Detail: Simulation types

Tetrad includes several built-in simulators for generating synthetic data from a known causal model. These are mainly used for:

  • testing algorithms on data where the β€œtrue” graph is known,

  • sanity-checking modeling assumptions (linearity, additivity, discreteness, Gaussianity),

  • benchmarking and debugging search and estimation code.

Most simulators follow the same high-level pattern:

  1. Generate (or accept) a graph, usually a DAG.

  2. Assign a structural equation or conditional distribution to each node.

  3. Sample exogenous noise terms (or latent randomness).

  4. Generate samples in a valid causal (topological) order (or, for time series, in temporal order).

  5. Return a dataset (continuous, discrete, mixed, or time series).

Below are the main simulation types available in Tetrad, what they assume, and when to use them.


Bayes net

Use when: you want fully discrete data generated from a DAG using conditional probability tables (CPTs).

What it generates - All variables are discrete. - Each node is sampled from a multinomial distribution conditional on its parents’ discrete states. - The local conditional distribution is represented as a CPT (or an equivalent discrete parameterization).

Conceptual form For each node X_i with parents Pa(i), P(X_i | X_Pa(i)).


Linear structural equation model

Use when: you want a classic linear SEM-style simulator.

What it generates - Continuous variables. - Linear relationships between variables. - Either Gaussian or non-Gaussian noise.

Model form X_i = sum_{j in Pa(i)} b_{ij} X_j + E_i.

Noise structure - Gaussian case: the error terms E_i may be specified with a full covariance matrix, allowing errors to be statistically dependent. - Non-Gaussian case: the error terms E_i are mutually independent.

Notes - Allowing correlated Gaussian errors makes this simulator suitable for modeling latent confounding at the noise level. - With independent non-Gaussian noise, the model aligns more closely with assumptions used in some identifiability results.


Linear Fisher model

Use when: you want large linear datasets generated using a stimulate-then-settle (equilibrium) mechanism.
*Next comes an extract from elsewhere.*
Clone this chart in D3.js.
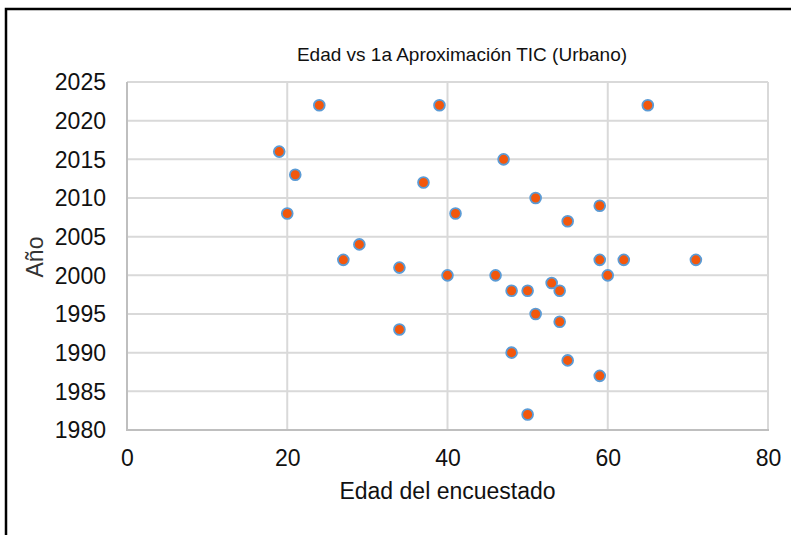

What it generates - Continuous data. - Linear dependencies.

Conceptual behavior - The system is repeatedly stimulated with noise. - Variables are updated according to linear relations. - Iteration continues until values settle to equilibrium. - The settled values are recorded as observations.
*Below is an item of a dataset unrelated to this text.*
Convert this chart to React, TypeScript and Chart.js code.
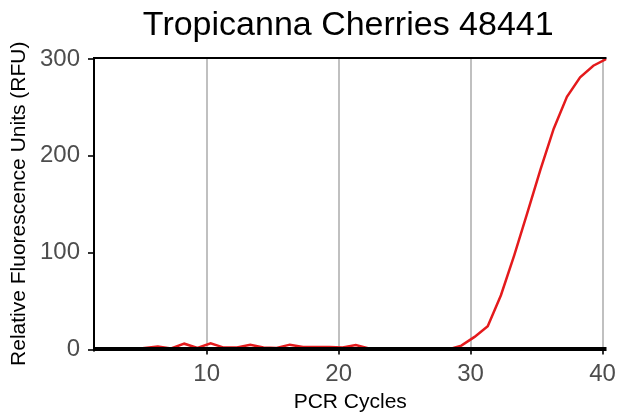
import React, { useEffect, useRef } from "react";
import { Chart, registerables } from "chart.js";

Chart.register(...registerables);

// ---- data ----
const chartTitle = "Tropicanna Cherries 48441";
const xAxisTitle = "PCR Cycles";
const yAxisTitle = "Relative Fluorescence Units (RFU)";

const cycles = [
  1, 2, 3, 4, 5, 6, 7, 8, 9, 10,
  11, 12, 13, 14, 15, 16, 17, 18, 19, 20,
  21, 22, 23, 24, 25, 26, 27, 28, 29, 30,
  31, 32, 33, 34, 35, 36, 37, 38, 39, 40,
];
const rfu = [
  0, 0, 0, 0, 1.5, 3, 1, 6, 1.5, 6.5,
  2, 2, 5, 2, 1.5, 5, 2.5, 2.5, 2.5, 2,
  4.5, 1, 0, 0, 0, 0, 0, 0, 4, 13,
  24, 56, 97, 141, 186, 228, 261, 281, 293, 300,
];
const xTickValues = [10, 20, 30, 40];
const yTickValues = [0, 100, 200, 300];

// horizontal placement of the cycle readings relative to the axis
const CYCLE_SHIFT = 0.3;
const X_MIN = 1.46;
const X_MAX = 40.3;
const Y_MIN = 0;
const Y_MAX = 301;

const FONT = '"Liberation Sans", Arial, Helvetica, sans-serif';

export default function App() {
  const canvasRef = useRef<HTMLCanvasElement | null>(null);

  useEffect(() => {
    const canvas = canvasRef.current;
    if (!canvas) return;

    const framePlugin = {
      id: "frameLines",
      afterDatasetsDraw(chart: any) {
        const { ctx, chartArea: a } = chart;
        ctx.save();
        ctx.fillStyle = "#000000";
        // top
        ctx.fillRect(a.left - 1, a.top - 1, a.right - a.left + 1, 2);
        // left
        ctx.fillRect(a.left - 1, a.top - 1, 2, a.bottom - a.top + 3);
        // bottom
        ctx.fillRect(a.left - 1, a.bottom - 2.5, a.right - a.left + 1, 4);
        ctx.restore();
      },
    };

    const titlePlugin = {
      id: "mainTitle",
      afterDraw(chart: any) {
        const { ctx, chartArea: a } = chart;
        ctx.save();
        ctx.fillStyle = "#000000";
        ctx.font = `34px ${FONT}`;
        ctx.textAlign = "center";
        ctx.textBaseline = "alphabetic";
        ctx.fillText(chartTitle, (a.left + a.right) / 2 - 2, 35);
        ctx.restore();
      },
    };

    const chart = new Chart(canvas, {
      type: "line",
      data: {
        datasets: [
          {
            data: cycles.map((c, i) => ({ x: c + CYCLE_SHIFT, y: rfu[i] })),
            borderColor: "#e41a1c",
            borderWidth: 2.5,
            pointRadius: 0,
            tension: 0,
            fill: false,
          },
        ],
      },
      options: {
        responsive: true,
        maintainAspectRatio: false,
        animation: false,
        layout: { padding: { top: 58, right: 11.5, left: 0, bottom: 0 } },
        plugins: {
          legend: { display: false },
          title: { display: false },
          tooltip: { enabled: false },
        },
        scales: {
          x: {
            type: "linear",
            min: X_MIN,
            max: X_MAX,
            afterBuildTicks: (s: any) => {
              s.ticks = xTickValues.map((v) => ({ value: v }));
            },
            afterFit: (s: any) => {
              s.height = 65.5;
              s.paddingLeft = 0;
              s.paddingRight = 0;
            },
            grid: {
              color: "#c0c0c0",
              lineWidth: 2,
              tickColor: "#333333",
              tickLength: 5,
              drawTicks: true,
            },
            border: { display: false },
            ticks: {
              color: "#4d4d4d",
              font: { size: 24, family: FONT },
              padding: 5,
              maxRotation: 0,
              autoSkip: false,
            },
            title: {
              display: true,
              text: xAxisTitle,
              color: "#000000",
              font: { size: 21, family: FONT },
              padding: { top: 0, bottom: 0 },
            },
          },
          y: {
            type: "linear",
            min: Y_MIN,
            max: Y_MAX,
            afterBuildTicks: (s: any) => {
              s.ticks = yTickValues.map((v) => ({ value: v }));
            },
            afterFit: (s: any) => {
              s.width = 94;
              s.paddingTop = 0;
              s.paddingBottom = 0;
            },
            grid: {
              drawOnChartArea: false,
              tickColor: "#333333",
              tickLength: 6,
              lineWidth: 2,
            },
            border: { display: false },
            ticks: {
              color: "#4d4d4d",
              font: { size: 24, family: FONT },
              padding: 8,
            },
            title: {
              display: true,
              text: yAxisTitle,
              color: "#000000",
              font: { size: 21, family: FONT },
              padding: { top: 7, bottom: 0 },
            },
          },
        },
      },
      plugins: [framePlugin, titlePlugin],
    });

    return () => chart.destroy();
  }, []);

  return (
    <div
      style={{
        position: "fixed",
        left: 0,
        top: 0,
        width: 618,
        height: 415,
        background: "#ffffff",
      }}
    >
      <canvas ref={canvasRef} />
    </div>
  );
}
Nonlinear additive SEM (CAM)

Use when: you want nonlinear causal mechanisms with additive contributions from parents, following the Causal Additive Model (CAM) framework of Peters et al.

What it generates - Continuous data. - Each parent contributes additively, but possibly nonlinearly. - Noise is additive and independent.

Model form X_i = sum_{j in Pa(i)} f_{ij}(X_j) + E_i,

where each f_{ij} is a univariate nonlinear function and E_i is an independent noise term.

Notes - This is more structured than a general additive-noise model because the nonlinearity is decomposed parent-by-parent. - Many theoretical results in nonlinear causal discovery are stated for this model class.


General noise SEM

Use when: you want a flexible nonlinear simulator that does not enforce additive noise.

What it generates - Continuous data. - Nonlinear mechanisms where noise can enter the function in a general way.

Model form X_i = f_i(X_Pa(i), E_i),

where E_i is an exogenous noise term that is independent across nodes but not required to appear additively.

Notes - Noise may interact with parent variables inside nonlinearities. - This simulator is useful for stress-testing robustness beyond additive-noise assumptions.


Additive noise SEM

Use when: you want a general additive-noise model without the CAM restriction of additive parent contributions.

What it generates - Continuous data. - A (possibly multivariate) nonlinear function of all parents, plus additive noise.

Model form X_i = f_i(X_Pa(i)) + E_i,

where E_i is independent noise.

Contrast with nonlinear additive SEM (CAM) - CAM: sum of univariate functions, one per parent. - Additive noise SEM: a single (possibly multivariate) nonlinear function of all parents.


Lee and Hastie

Use when: you want simulated mixed continuous and discrete data following the Lee and Hastie framework.

What it generates - A mix of discrete and continuous variables. - Structured conditional distributions ensuring coherent mixed-type behavior.

Conceptual behavior - Discrete parents of continuous children primarily affect distributional parameters (e.g., the mean). - Continuous parents influence continuous children in a regression-like way. - Discrete children are generated from appropriate discrete conditional models.


Conditional Gaussian

Use when: you want mixed discrete/continuous data from a conditional Gaussian model.

What it generates - Variables designated as discrete or continuous. - Continuous variables are Gaussian conditional on discrete parent configurations.

Conceptual form X_i | (D=d, C=c) ~ N(mu(d,c), Sigma(d)),

with mu often linear in c for each discrete configuration d.


Time series

Use when: you want temporally ordered data with lagged dependencies.

What it generates - Time-indexed variables. - Dependencies across time lags.

Conceptual form X_i(t) = f_i({X_j(t-l)}) + E_i(t),

where l ranges over specified lags and E_i(t) are innovation terms.


Choosing a simulator

  • Discrete only: Bayes net

  • Linear continuous: Linear structural equation model or Linear Fisher model

  • Nonlinear additive (parent-wise): Nonlinear additive SEM (CAM)

  • Nonlinear additive (general): Additive noise SEM

  • Nonlinear with general noise injection: General noise SEM

  • Mixed discrete/continuous: Lee and Hastie or Conditional Gaussian

  • Temporal structure: Time series